Public works has no designated night shift. They simply bring people in as needed and adjust shifts accordingly. “Overtime doesn’t happen often, we try and adjust shifts to accommodate the night shifts so people can get proper rest,” Mr. Carver said.

The District has moved Paul Carver into the public works building near the Fire Hall to be closer to his employees, a move he’s happy to make.

“We’re always trying to find ways where communication can be more direct and immediate between decision makers and people working on the ground,” mayor Thiessen said. “I think it will be a good positive move and I’m glad staff sensed that this was the right decision to make. But nothing is forever and things change all the time.”

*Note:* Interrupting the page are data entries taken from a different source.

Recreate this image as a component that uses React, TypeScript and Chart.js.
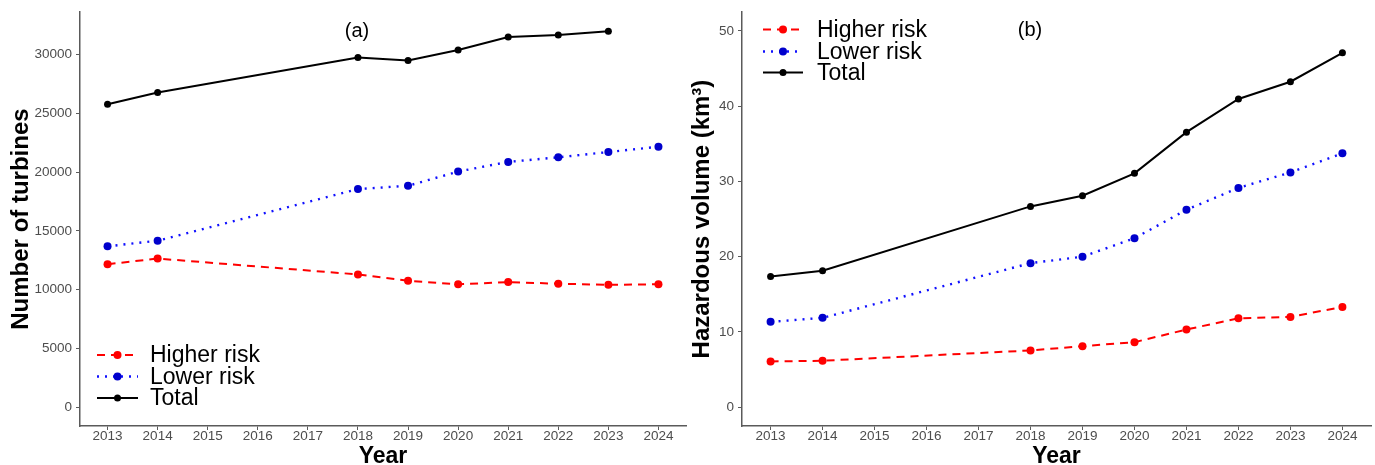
import React, { useEffect, useRef } from "react";
import { Chart, registerables } from "chart.js";

Chart.register(...registerables);

// ---------- data ----------
const years = [2013, 2014, 2018, 2019, 2020, 2021, 2022, 2023, 2024];
const xTickYears = [2013, 2014, 2015, 2016, 2017, 2018, 2019, 2020, 2021, 2022, 2023, 2024];
const seriesLabels = ["Higher risk", "Lower risk", "Total"];

const turbinesHigher = [12160, 12640, 11290, 10750, 10450, 10640, 10500, 10410, 10450];
const turbinesLower = [13680, 14160, 18550, 18830, 20040, 20860, 21250, 21700, 22150];
const turbinesTotal = [25760, 26770, 29730, 29480, 30380, 31480, 31650, 31980, null];
const turbineTicks = [0, 5000, 10000, 15000, 20000, 25000, 30000];

const volumeHigher = [6.08, 6.17, 7.54, 8.11, 8.64, 10.32, 11.81, 12.0, 13.32];
const volumeLower = [11.34, 11.87, 19.14, 20.0, 22.45, 26.23, 29.14, 31.2, 33.73];
const volumeTotal = [17.37, 18.12, 26.68, 28.1, 31.08, 36.55, 40.96, 43.25, 47.09];
const volumeTicks = [0, 10, 20, 30, 40, 50];

// ---------- styles ----------
const FAMILY = "'Liberation Sans', Arial, Helvetica, sans-serif";
const AXIS_COLOR = "#5a5a5a";
const TICK_TEXT = "#4d4d4d";

const seriesStyles = [
  { line: "#ff0000", point: "#ff0000", dash: [8, 6], width: 2, r: 4, order: 2 },
  { line: "#1010ff", point: "#0000cc", dash: [2, 6], width: 2.4, r: 4, order: 1 },
  { line: "#000000", point: "#000000", dash: [] as number[], width: 2, r: 3.5, order: 0 },
];

const overlayPlugin = {
  id: "overlay",
  afterDraw(chart: any, _args: any, opts: any) {
    const ctx = chart.ctx as CanvasRenderingContext2D;
    ctx.save();
    // panel tag
    ctx.fillStyle = "#000";
    ctx.font = `20px ${FAMILY}`;
    ctx.textAlign = "center";
    ctx.textBaseline = "middle";
    ctx.fillText(opts.tag, opts.tagX, opts.tagY);
    // legend
    opts.rows.forEach((y: number, i: number) => {
      const st = seriesStyles[i];
      ctx.strokeStyle = st.line;
      ctx.lineWidth = st.width;
      ctx.setLineDash(st.dash);
      ctx.beginPath();
      ctx.moveTo(opts.lx0, y);
      ctx.lineTo(opts.lx1, y);
      ctx.stroke();
      ctx.setLineDash([]);
      ctx.fillStyle = st.point;
      ctx.beginPath();
      ctx.arc((opts.lx0 + opts.lx1) / 2, y, st.r, 0, Math.PI * 2);
      ctx.fill();
      ctx.fillStyle = "#000";
      ctx.font = `23px ${FAMILY}`;
      ctx.textAlign = "left";
      ctx.textBaseline = "middle";
      ctx.fillText(seriesLabels[i], opts.tx, y + 1);
    });
    ctx.restore();
  },
};

function makeChart(canvas: HTMLCanvasElement, p: any) {
  const datasets = p.series.map((vals: (number | null)[], i: number) => {
    const st = seriesStyles[i];
    return {
      label: seriesLabels[i],
      data: years
        .map((x, j) => ({ x, y: vals[j] }))
        .filter((pt) => pt.y !== null && pt.y !== undefined),
      borderColor: st.line,
      backgroundColor: st.point,
      pointBackgroundColor: st.point,
      pointBorderColor: st.point,
      pointBorderWidth: 0,
      pointRadius: st.r,
      borderWidth: st.width,
      borderDash: st.dash,
      tension: 0,
      order: st.order,
    };
  });

  return new Chart(canvas, {
    type: "line",
    data: { datasets },
    plugins: [overlayPlugin],
    options: {
      animation: false,
      responsive: false,
      maintainAspectRatio: false,
      layout: { padding: { top: 10, right: p.padRight, bottom: 0, left: 0 } },
      plugins: {
        legend: { display: false },
        tooltip: { enabled: false },
        overlay: p.overlay,
      } as any,
      scales: {
        x: {
          type: "linear",
          min: 2012.45,
          max: 2024.55,
          afterBuildTicks: (s: any) => {
            s.ticks = xTickYears.map((v) => ({ value: v }));
          },
          afterFit: (s: any) => {
            s.height = 39;
          },
          ticks: {
            autoSkip: false,
            maxRotation: 0,
            padding: 0,
            color: TICK_TEXT,
            font: { family: FAMILY, size: 13.5, lineHeight: 1 },
            callback: (v: any) => String(v),
          },
          grid: {
            display: true,
            drawOnChartArea: false,
            drawTicks: true,
            tickLength: 4,
            color: AXIS_COLOR,
            lineWidth: 1,
          },
          border: { display: true, color: AXIS_COLOR, width: 1.5 },
          title: {
            display: true,
            text: "Year",
            color: "#000",
            padding: 0,
            font: { family: FAMILY, size: 23, weight: "bold", lineHeight: 0.7 },
          },
        },
        y: {
          type: "linear",
          min: p.yMin,
          max: p.yMax,
          afterBuildTicks: (s: any) => {
            s.ticks = p.yTicks.map((v: number) => ({ value: v }));
          },
          afterFit: (s: any) => {
            s.width = p.yWidth;
          },
          ticks: {
            padding: 4,
            color: TICK_TEXT,
            font: { family: FAMILY, size: 13.5 },
            callback: (v: any) => String(v),
          },
          grid: {
            display: true,
            drawOnChartArea: false,
            drawTicks: true,
            tickLength: 4,
            color: AXIS_COLOR,
            lineWidth: 1,
          },
          border: { display: true, color: AXIS_COLOR, width: 1.5 },
          title: {
            display: true,
            text: p.yTitle,
            color: "#000",
            padding: { top: p.yTitlePad, bottom: 0 },
            font: { family: FAMILY, size: 24, weight: "bold", lineHeight: 1 },
          },
        },
      },
    } as any,
  });
}

export default function App() {
  const leftRef = useRef<HTMLCanvasElement>(null);
  const rightRef = useRef<HTMLCanvasElement>(null);

  useEffect(() => {
    const a = makeChart(leftRef.current!, {
      series: [turbinesHigher, turbinesLower, turbinesTotal],
      yMin: -1600,
      yMax: 33600,
      yTicks: turbineTicks,
      yWidth: 80,
      padRight: 4,
      yTitle: "Number of turbines",
      yTitlePad: 9,
      overlay: {
        tag: "(a)",
        tagX: 357,
        tagY: 31,
        rows: [355, 376.5, 398],
        lx0: 97,
        lx1: 138,
        tx: 150,
      },
    });
    const b = makeChart(rightRef.current!, {
      series: [volumeHigher, volumeLower, volumeTotal],
      yMin: -2.5,
      yMax: 52.5,
      yTicks: volumeTicks,
      yWidth: 52,
      padRight: 3,
      yTitle: "Hazardous volume (km³)",
      yTitlePad: 0,
      overlay: {
        tag: "(b)",
        tagX: 340,
        tagY: 30,
        rows: [29.5, 51.5, 72.5],
        lx0: 73,
        lx1: 113,
        tx: 127,
      },
    });
    return () => {
      a.destroy();
      b.destroy();
    };
  }, []);

  return (
    <div style={{ position: "absolute", left: 0, top: 0, width: 1375, height: 465, background: "#fff" }}>
      <canvas ref={leftRef} width={690} height={465} style={{ position: "absolute", left: 0, top: 0 }} />
      <canvas ref={rightRef} width={685} height={465} style={{ position: "absolute", left: 690, top: 0 }} />
    </div>
  );
}
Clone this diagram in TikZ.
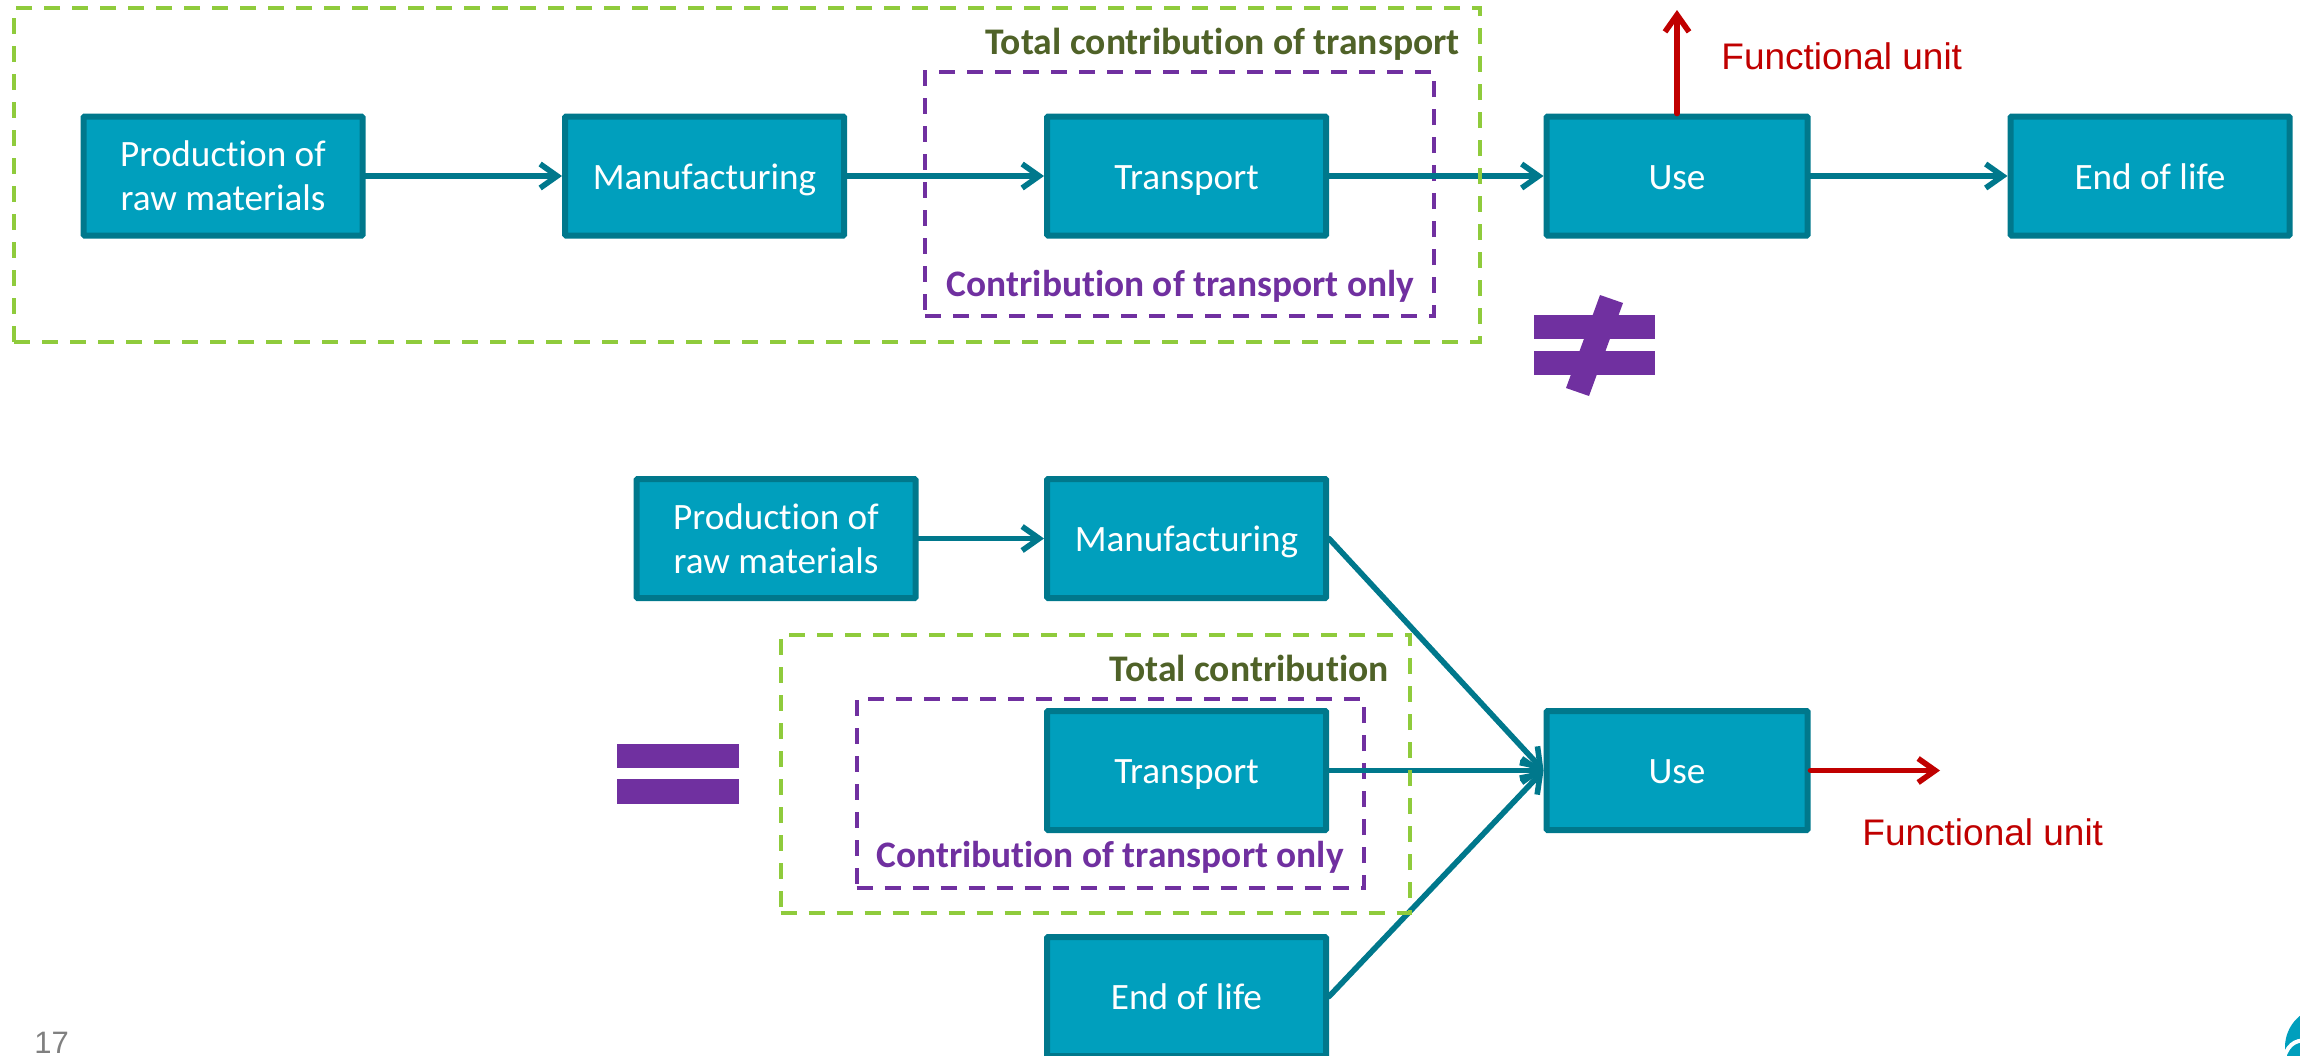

The public works stock of salt and sand is currently still high. They are going through quite a bit but we’ll never run out because we’re always bringing in new supplies, Mr. Carver said.

Last winter they went through tons of winter sand but never ran out. Vanderhoof’s  snow removal budget for 2014 was $350,000, while public works only spent $310,122. This years’ budget has not yet been approved but will likely look similar to last year’s.